We get a lot of email. If we are spending a lot of time on email as my numbers above indicate, it’s largely due to the raw number of emails we get each day. We send emails frivolously.
In spite of my ability to reach a state of Email Zen through Inbox Zero awhile back, I still have not been able to beat off the time drain spent emailing.
So, in order to avoid my wasted emailing and email reading of others, I will try to email shorter and email less.
Beyond the sheer goal of better, more vital time, email is not really where I should be wasting my literary attempts.
Sad Lost Digital Letters
Romantically I like to assume people read and re-read my emails like they would a physical letter sent in a bygone age.

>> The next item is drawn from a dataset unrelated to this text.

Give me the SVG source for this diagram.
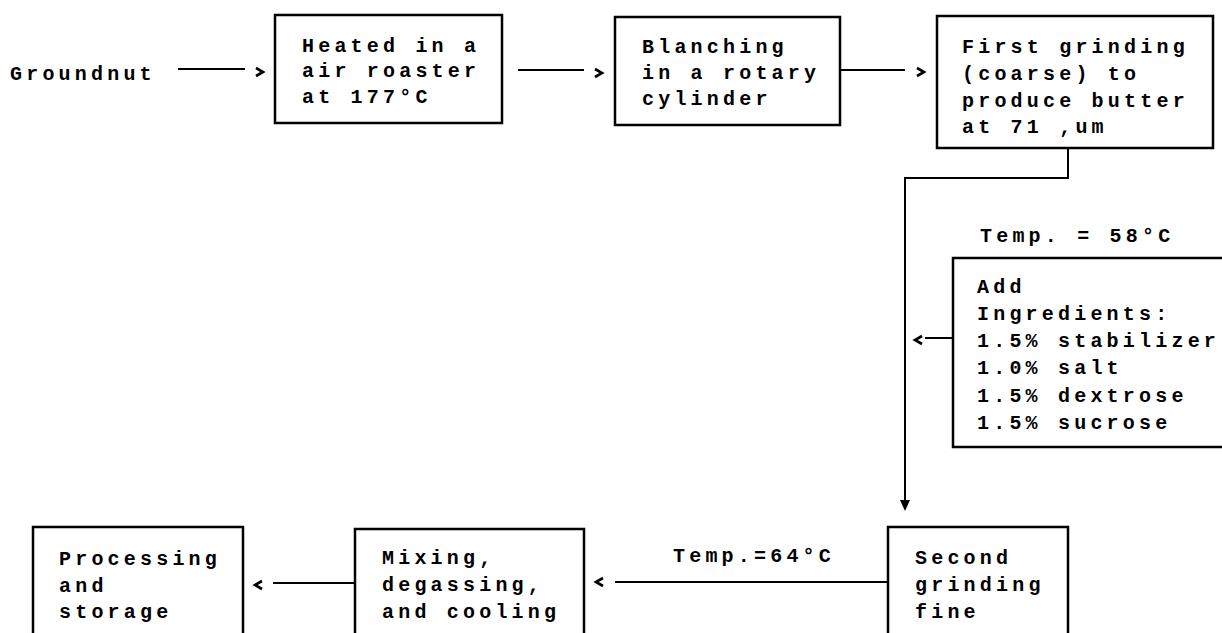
<svg xmlns="http://www.w3.org/2000/svg" width="1222" height="633" viewBox="0 0 1222 633">
<style>
.t{font-family:"Liberation Mono","Courier New",monospace;font-weight:bold;font-size:20px;letter-spacing:4.2px;fill:#000}
.b{fill:#fff;stroke:#000;stroke-width:2.5}
.c{fill:none;stroke:#000;stroke-width:2}
.h{fill:none;stroke:#000;stroke-width:2.6;stroke-linejoin:miter}
</style>
<rect width="1222" height="633" fill="#fff"/>
<g id="groundnut"><text class="t" x="10" y="80" letter-spacing="3.4">Groundnut</text></g>
<g id="n1"><rect class="b" x="275" y="15" width="227" height="108"/>
<text class="t" x="302" y="52">Heated in a</text>
<text class="t" x="302" y="77">air roaster</text>
<text class="t" x="302" y="103">at 177°C</text></g>
<g id="n2"><rect class="b" x="615" y="17" width="225" height="108"/>
<text class="t" x="642" y="53">Blanching</text>
<text class="t" x="642" y="79">in a rotary</text>
<text class="t" x="642" y="105">cylinder</text></g>
<g id="n3"><rect class="b" x="937" y="16" width="276" height="132"/>
<text class="t" x="962" y="53">First grinding</text>
<text class="t" x="962" y="80">(coarse) to</text>
<text class="t" x="962" y="107">produce butter</text>
<text class="t" x="962" y="133">at 71 ,um</text></g>
<g id="temp58"><text class="t" x="980" y="242">Temp. = 58°C</text></g>
<g id="n4"><rect class="b" x="953" y="258" width="275" height="189"/>
<text class="t" x="977" y="293">Add</text>
<text class="t" x="977" y="320">Ingredients:</text>
<text class="t" x="977" y="347">1.5% stabilizer</text>
<text class="t" x="977" y="374">1.0% salt</text>
<text class="t" x="977" y="402">1.5% dextrose</text>
<text class="t" x="977" y="429">1.5% sucrose</text></g>
<g id="n5"><rect class="b" x="888" y="527" width="180" height="120"/>
<text class="t" x="915" y="564">Second</text>
<text class="t" x="915" y="591">grinding</text>
<text class="t" x="915" y="618">fine</text></g>
<g id="temp64"><text class="t" x="673" y="562">Temp.=64°C</text></g>
<g id="n6"><rect class="b" x="355" y="529" width="229" height="120"/>
<text class="t" x="382" y="564">Mixing,</text>
<text class="t" x="382" y="591">degassing,</text>
<text class="t" x="382" y="618">and cooling</text></g>
<g id="n7"><rect class="b" x="33" y="527" width="210" height="120"/>
<text class="t" x="59" y="565">Processing</text>
<text class="t" x="59" y="592">and</text>
<text class="t" x="59" y="618">storage</text></g>
<g id="connectors">
<line class="c" x1="178" y1="69" x2="245" y2="69"/>
<polyline class="h" points="256,68 263,72 256,76"/>
<line class="c" x1="518" y1="70" x2="584" y2="70"/>
<polyline class="h" points="595,69 602,73 595,77"/>
<line class="c" x1="840" y1="70" x2="905" y2="70"/>
<polyline class="h" points="917,68 924,72 917,76"/>
<polyline class="c" points="1068,148 1068,178 905,178 905,505"/>
<path d="M900,500 L905,511 L910,500 Z" fill="#000"/>
<line class="c" x1="925" y1="338" x2="953" y2="338"/>
<polyline class="h" points="922,336 915,340 922,344"/>
<line class="c" x1="615" y1="582" x2="888" y2="582"/>
<polyline class="h" points="603,578 596,582 603,586"/>
<line class="c" x1="273" y1="583" x2="355" y2="583"/>
<polyline class="h" points="262,581 255,585 262,589"/>
</g>
</svg>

In fact, us older folks, who have lived across the digital communication shift, might not quite understand how quickly emails get lost, buried under the triage of more incoming mail.
Quite simply: Email is where words go to die.
Rarely do people re-read and save emails. So, if your words are important or well-thought out or expect more of the reader, then don’t send it in an email.
Email should largely focus on specific ASKs or updates of information. Email should not attempt to express complicated or lengthy thoughts.
Email serves best as a reminder or question needing a short answer.
Less Email, More Shareable Posts
Email is not where you should put your highest energies or thoughts.
The problem with email goes beyond lost or wasted time. The problem is that people are busy and can’t possibly take the time or context to read carefully what comes in via email.
Email is not where I want my time or best words to be lost into.
So instead of writing so many email, I pledge to write more blog posts and then simply share links to my fuller thoughts, explanations or updates.